Das Genscheren-Prinzip ist ein neues Gentechnikverfahren, bei dem auf den Einsatz von fremden Genen verzichtet wird. Die Genschere ließe sich besonders gut in der Pflanzenzüchtung einsetzen und würde die Produktion von Lebensmitteln schneller und kostengünstiger machen. Über die Frage, ob die Technik im Lebensmittelanbau eingesetzt werden sollte, ist allerdings ein Streit entbrannt.
Gegner und Befürworter der Genscheren
Gegner warnen vor bislang nicht vorhersehbaren Risiken. Sie berufen sich hierbei auf das Vorsorgeprinzip, wonach mögliche Umweltschäden präventiv vermieden werden sollen. Wissenschaftler hingegen erwidern, dass ein solches Verständnis des Vorsorgeprinzips bedeuten würde, dass man Zuchtpflanzen allgemein nicht mehr ohne Weiteres anbauen und essen dürfe.
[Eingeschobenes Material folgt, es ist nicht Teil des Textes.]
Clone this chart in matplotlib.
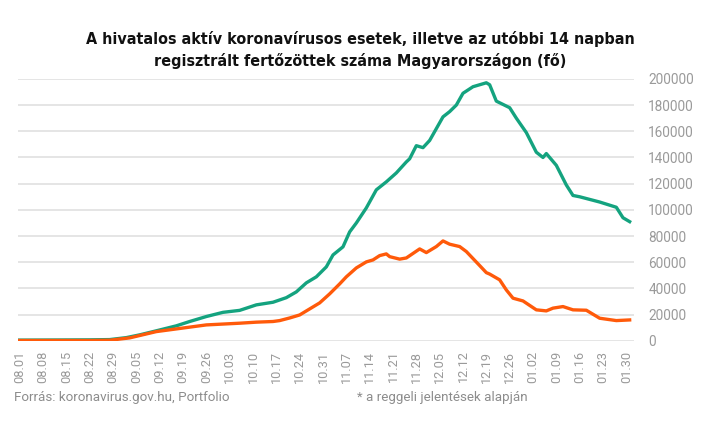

Durch den Einsatz von Strahlung oder Chemikalien können unter Umständen deutliche unkontrolliertere Mutationen stattfinden, als bei der Genscheren-Technik. „Aus meiner Sicht haben die neuen Methoden keine anderen Risiken als herkömmliche Züchtungsmethoden“, erklärt Goetz Hensel vom Leibniz-Institut für Pflanzengenetik und Kulturpflanzenforschung in Gatersleben in Sachsen-Anhalt gegenüber dem Spiegel. Mit einer Genschere wird es möglich, Pflanzen zu züchten, die auch längere Trockenzeiten gut überstehen. Auch der Einsatz von Chemischen Düngern und Schädlingsbekämpfungsmitteln könnte bei den schneller wachsenden Pflanzen minimiert werden. Gegner hingegen fürchten, dass der Einsatz der neuen Technik nicht der Umwelt, sondern der Profitgier der großen Agrarkonzernen dienlich ist. Sie begrüßen die bisher strengen Regelungen zum Anbau gentechnisch veränderten Nutzpflanzen.
Was unterscheidet die Genschere von anderen Gentechnikverfahren?
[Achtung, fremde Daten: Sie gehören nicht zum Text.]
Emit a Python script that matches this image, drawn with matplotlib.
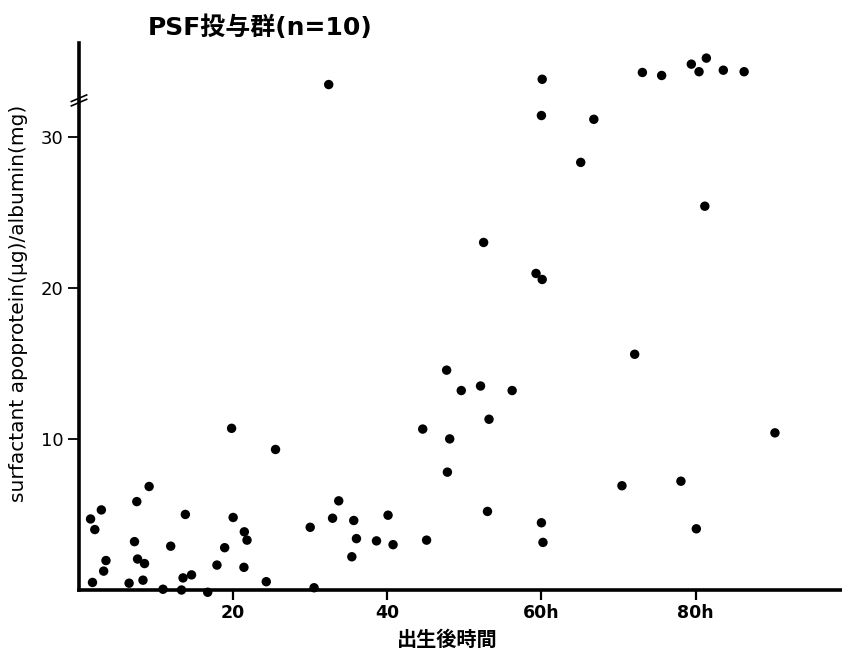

Wissenschaftler betonen in der Diskussion die Unterschiede zu bisherigen Gentechnikverfahren. Zuvor war Gentechnik immer mit größeren Eingriffen verbunden. Entweder es wurden Informationen fremder Gene eingesetzt oder ganze Gene ganz lahm gelegt beziehungsweise entfernt. Diese Art von Eingriff machte den Organismus als eindeutig gentechnisch verändert erkennbar. Ein Eingriff mit einer Genschere hingegen hinterlässt keine Spuren. Eine Unterscheidung wird damit kompliziert bis unmöglich. Mit der neuen Gentechnik kann das Erbgut nur angeschnitten werden. Die verletzte Zelle beginnt dann denn Schnitt zu reparieren. Hierbei entstehen Mutationen, die man auch aus der Natur kennt. Sonnenstrahlen sind beispielsweise in derselben Art in der Lage DNA anzuschneiden und diesen Prozess auszulösen.
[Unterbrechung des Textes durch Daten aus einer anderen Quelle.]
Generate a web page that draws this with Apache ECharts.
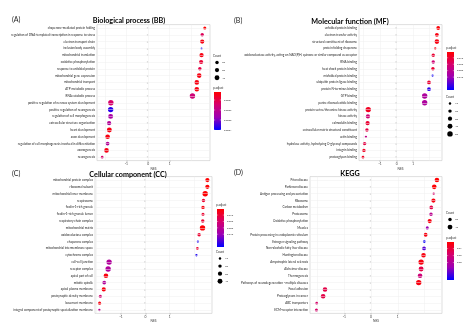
<!DOCTYPE html>
<html><head><meta charset="utf-8">
<script src="https://cdn.jsdelivr.net/npm/echarts@6/dist/echarts.min.js"></script>
<style>html,body{margin:0;padding:0;background:#fff}#c{width:474px;height:329px}</style>
</head><body><div id="c"></div><script>
// ---------- DATA ----------
const xTicks = [-2, -1, 0, 1, 2];

const catsA = ["chaperone-mediated protein folding","regulation of DNA-templated transcription in response to stress","electron transport chain","inclusion body assembly","mitochondrial translation","oxidative phosphorylation","response to unfolded protein","mitochondrial gene expression","mitochondrial transport","ATP metabolic process","RNA catabolic process","positive regulation of nervous system development","positive regulation of neurogenesis","regulation of cell morphogenesis","extracellular structure organization","heart development","axon development","regulation of cell morphogenesis involved in differentiation","axonogenesis","neurogenesis"];
const nesA = [2.62, 2.50, 2.50, 2.47, 2.47, 2.45, 2.39, 2.36, 2.25, 2.25, 2.05, -1.72, -1.73, -1.73, -1.80, -1.79, -1.87, -1.87, -1.92, -2.12];
const countA = [16, 20, 30, 6, 30, 30, 20, 36, 36, 36, 49, 49, 49, 41, 30, 41, 36, 24, 36, 12];
const padjA = [0.00002, 0.00012, 0.00004, 0.00039, 0.00004, 0.00008, 0.00010, 0.00004, 0.00004, 0.00004, 0.00016, 0.00014, 0.00037, 0.00024, 0.00022, 0.00004, 0.00004, 0.00022, 0.00004, 0.00014];
const countTicksA = [20, 30, 40];
const padjTicksA = ["0.0001", "0.0002", "0.0003", "0.0004"];

const catsB = ["unfolded protein binding","electron transfer activity","structural constituent of ribosome","protein folding chaperone","oxidoreductase activity, acting on NAD(P)H, quinone or similar compound as acceptor","RNA binding","heat shock protein binding","misfolded protein binding","ubiquitin protein ligase binding","protein N-terminus binding","GTP binding","purine ribonucleotide binding","protein serine/threonine kinase activity","kinase activity","calmodulin binding","extracellular matrix structural constituent","actin binding","hydrolase activity, hydrolyzing O-glycosyl compounds","integrin binding","proteoglycan binding"];
const nesB = [2.52, 2.44, 2.44, 2.34, 2.22, 2.22, 2.20, 2.18, 1.96, 1.96, 1.70, 1.70, -1.72, -1.74, -1.76, -1.80, -1.86, -1.94, -1.98, -2.04];
const countB = [24, 24, 36, 9, 20, 20, 20, 9, 24, 24, 49, 49, 49, 30, 30, 20, 9, 20, 20, 12];
const padjB = [0.002, 0.004, 0.004, 0.004, 0.010, 0.022, 0.010, 0.058, 0.010, 0.055, 0.034, 0.034, 0.007, 0.022, 0.010, 0.013, 0.028, 0.013, 0.007, 0.007];
const countTicksB = [10, 20, 30, 40, 50];
const padjTicksB = ["0.010", "0.020", "0.030", "0.040"];

const catsC = ["mitochondrial protein complex","ribosomal subunit","mitochondrial inner membrane","respirasome","ficolin-1-rich granule","ficolin-1-rich granule lumen","respiratory chain complex","mitochondrial matrix","oxidoreductase complex","chaperone complex","mitochondrial intermembrane space","cytochrome complex","cell-cell junction","receptor complex","apical part of cell","mitotic spindle","apical plasma membrane","postsynaptic density membrane","basement membrane","integral component of postsynaptic specialization membrane"];
const nesC = [2.55, 2.55, 2.46, 2.39, 2.37, 2.37, 2.36, 2.35, 2.21, 2.16, 2.14, 2.10, -1.49, -1.53, -1.62, -1.69, -1.71, -1.85, -1.88, -1.89];
const countC = [30, 30, 49, 20, 20, 16, 20, 49, 20, 9, 12, 9, 49, 49, 36, 24, 30, 16, 16, 9];
const padjC = [0.001, 0.001, 0.001, 0.009, 0.003, 0.009, 0.009, 0.001, 0.009, 0.057, 0.009, 0.057, 0.033, 0.033, 0.003, 0.033, 0.003, 0.021, 0.003, 0.030];
const countTicksC = [10, 20, 30, 40];
const padjTicksC = ["0.010", "0.020", "0.030", "0.040"];

const catsD = ["Prion disease","Parkinson disease","Antigen processing and presentation","Ribosome","Carbon metabolism","Proteasome","Oxidative phosphorylation","Measles","Protein processing in endoplasmic reticulum","Estrogen signaling pathway","Non-alcoholic fatty liver disease","Huntington disease","Amyotrophic lateral sclerosis","Alzheimer disease","Thermogenesis","Pathways of neurodegeneration - multiple diseases","Focal adhesion","Proteoglycans in cancer","ABC transporters","ECM-receptor interaction"];
const nesD = [2.46, 2.36, 2.34, 2.33, 2.25, 2.24, 2.19, 2.10, 2.04, 1.99, 1.98, 1.96, 1.87, 1.87, 1.83, 1.78, -1.72, -1.79, -2.03, -2.04];
const countD = [36, 36, 9, 30, 24, 20, 30, 16, 24, 12, 24, 36, 49, 41, 36, 49, 36, 36, 12, 16];
const padjD = [0.001, 0.001, 0.018, 0.003, 0.012, 0.027, 0.003, 0.036, 0.003, 0.054, 0.045, 0.003, 0.003, 0.012, 0.021, 0.003, 0.012, 0.012, 0.018, 0.018];
const countTicksD = [20, 40];
const padjTicksD = ["0.01", "0.02", "0.03"];

// ---------- LAYOUT ----------
const gradColors = ['#ff0000', '#d5006e', '#9c00b4', '#0000ff'];
const FONT = 'Lato, "Open Sans", sans-serif';
const panels = [
  {letter:'(A)', title:'Biological process (BB)', cats:catsA, nes:nesA, count:countA, padj:padjA,
   xr:[-2.36, 2.86], g:{l:97, t:24.6, w:113, h:136}, titleX:129, titleY:21, letterX:18,
   vm:[0.00002, 0.0004], padjTicks:padjTicksA, countTicks:countTicksA,
   countPos:{x:213, y:56}, barPos:{x:213, y:88}},
  {letter:'(B)', title:'Molecular function (MF)', cats:catsB, nes:nesB, count:countB, padj:padjB,
   xr:[-2.28, 2.75], g:{l:359, t:24.6, w:83, h:136}, titleX:350, titleY:22, letterX:240,
   vm:[0.001, 0.06], padjTicks:padjTicksB, countTicks:countTicksB,
   countPos:{x:446, y:97}, barPos:{x:446, y:48}},
  {letter:'(C)', title:'Cellular component (CC)', cats:catsC, nes:nesC, count:countC, padj:padjC,
   xr:[-2.07, 2.74], g:{l:95, t:176.6, w:117, h:136.8}, titleX:128, titleY:175, letterX:18,
   vm:[0.0005, 0.06], padjTicks:padjTicksC, countTicks:countTicksC,
   countPos:{x:216, y:252}, barPos:{x:216, y:205}},
  {letter:'(D)', title:'KEGG', cats:catsD, nes:nesD, count:countD, padj:padjD,
   xr:[-2.28, 2.65], g:{l:310, t:176.6, w:132, h:136.8}, titleX:350, titleY:174, letterX:240,
   vm:[0.0005, 0.055], padjTicks:padjTicksD, countTicks:countTicksD,
   countPos:{x:446, y:213}, barPos:{x:446, y:238}}
];
const sizeOf = c => 0.67 * Math.sqrt(c) * 1.15;

const grid = [], xAxis = [], yAxis = [], series = [], visualMap = [], graphic = [];
panels.forEach((p, i) => {
  grid.push({left:p.g.l, top:p.g.t, width:p.g.w, height:p.g.h, show:true, borderColor:'#c9c9c9', borderWidth:0.6, backgroundColor:'#fff'});
  xAxis.push({gridIndex:i, type:'value', min:p.xr[0], max:p.xr[1],
    name:'NES', nameLocation:'middle', nameGap:6.5, nameTextStyle:{fontSize:3.2, color:'#333', fontFamily:FONT},
    axisLine:{show:false},
    axisTick:{show:true, length:1.2, customValues:xTicks, lineStyle:{color:'#555', width:0.4}},
    axisLabel:{fontSize:3.3, margin:2, color:'#444', customValues:xTicks, showMinLabel:false, showMaxLabel:false, fontFamily:FONT},
    splitLine:{show:true, lineStyle:{color:'#eeeeee', width:0.5}}});
  yAxis.push({gridIndex:i, type:'category', data:p.cats, inverse:true,
    axisLine:{show:false},
    axisTick:{show:true, alignWithLabel:true, length:1.2, lineStyle:{color:'#555', width:0.4}},
    axisLabel:{fontSize:3, margin:2, color:'#222', interval:0, fontFamily:FONT},
    splitLine:{show:false}});
  // horizontal grid lines through the categories
  series.push({type:'scatter', xAxisIndex:i, yAxisIndex:i, data:[], z:1, silent:true,
    markLine:{symbol:'none', silent:true, label:{show:false}, animation:false,
      lineStyle:{color:'#eeeeee', width:0.5, type:'solid'},
      data:p.cats.map(c => ({yAxis:c}))}});
  const sIdx = series.length;
  series.push({type:'scatter', xAxisIndex:i, yAxisIndex:i, z:3,
    data:p.cats.map((c, j) => [p.nes[j], c, p.count[j], p.padj[j]]),
    symbolSize: v => sizeOf(v[2]), itemStyle:{opacity:1}});
  visualMap.push({show:false, seriesIndex:sIdx, dimension:3, min:p.vm[0], max:p.vm[1], inRange:{color:gradColors}});

  // titles
  graphic.push({type:'text', left:p.letterX - 6, top:p.titleY - 4.5, style:{text:p.letter, font:'7px '+FONT, fill:'#222'}});
  graphic.push({type:'text', x:p.titleX, y:p.titleY, style:{text:p.title, font:'bold 7.2px '+FONT, fill:'#000', align:'center', verticalAlign:'middle'}});

  // count legend
  const cp = p.countPos;
  graphic.push({type:'text', x:cp.x, y:cp.y, style:{text:'Count', font:'3px '+FONT, fill:'#333', verticalAlign:'middle'}});
  p.countTicks.forEach((c, k) => {
    const cy = cp.y + 6.5 + k * 7.6;
    graphic.push({type:'circle', shape:{cx:cp.x + 4, cy:cy, r:sizeOf(c) / 2}, style:{fill:'#000'}});
    graphic.push({type:'text', x:cp.x + 9, y:cy, style:{text:String(c), font:'2.6px '+FONT, fill:'#333', verticalAlign:'middle'}});
  });
  // p.adjust colour bar
  const bp = p.barPos;
  graphic.push({type:'text', x:bp.x, y:bp.y, style:{text:'p.adjust', font:'3px '+FONT, fill:'#333', verticalAlign:'middle'}});
  const bx = bp.x + 1, by = bp.y + 4, bw = 7, bh = 38;
  graphic.push({type:'rect', shape:{x:bx, y:by, width:bw, height:bh},
    style:{fill:new echarts.graphic.LinearGradient(0, 0, 0, 1, gradColors.map((c, k) => ({offset:k / (gradColors.length - 1), color:c})))}});
  p.padjTicks.forEach(t => {
    const v = parseFloat(t);
    const yy = by + (v - p.vm[0]) / (p.vm[1] - p.vm[0]) * bh;
    graphic.push({type:'line', shape:{x1:bx, y1:yy, x2:bx + 1.2, y2:yy}, style:{stroke:'#fff', lineWidth:0.4}});
    graphic.push({type:'line', shape:{x1:bx + bw - 1.2, y1:yy, x2:bx + bw, y2:yy}, style:{stroke:'#fff', lineWidth:0.4}});
    graphic.push({type:'text', x:bx + bw + 3, y:yy, style:{text:t, font:'2.4px '+FONT, fill:'#333', verticalAlign:'middle'}});
  });
});

const chart = echarts.init(document.getElementById('c'), null, {renderer:'canvas'});
chart.setOption({animation:false, backgroundColor:'#fff', grid, xAxis, yAxis, series, visualMap, graphic});
</script></body></html>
Bioökonomierat fordert Novellierung des Gentechnikrechts
Erst kürzlich entschied der Europäische Gerichtshof, dass das neue Verfahren unter das strenge Gentechnikrecht fällt. Damit müssen alle durch Genscheren veränderten Pflanzen ein langes und strenges Zulassungsverfahren bestehen. Im Anschluss werden sie als gentechnisch verändert deklariert, auch dann, wenn man sie bei Gentests gar nicht von anderen Züchtungen unterscheiden kann. Das hatten Wissenschaftliche Fachgesellschaften kritisiert und die Politik aufgefordert, die Gesetze zu lockern. Im Anschluss kam auch der Bioökonomierat zu dem Ergebnis, dass man die Vorschriften überarbeiten sollte. Das Gremium wurde einberufen, um die Bundesregierung hinsichtlich einer umweltfreundlicheren Wirtschaft bei weiterhin gutem Wachstum zu beraten. In einer Mitteilung zu Genscheren schreibt das Gremium, dass Deutschland die „Biologische Revolution“ nicht verpassen dürfe, weil es sein Gentechnikrecht nicht rechtzeitig modernisiere. Das aktuelle Recht sei den neuen Techniken nicht mehr angemessen und müsse überarbeitet werden.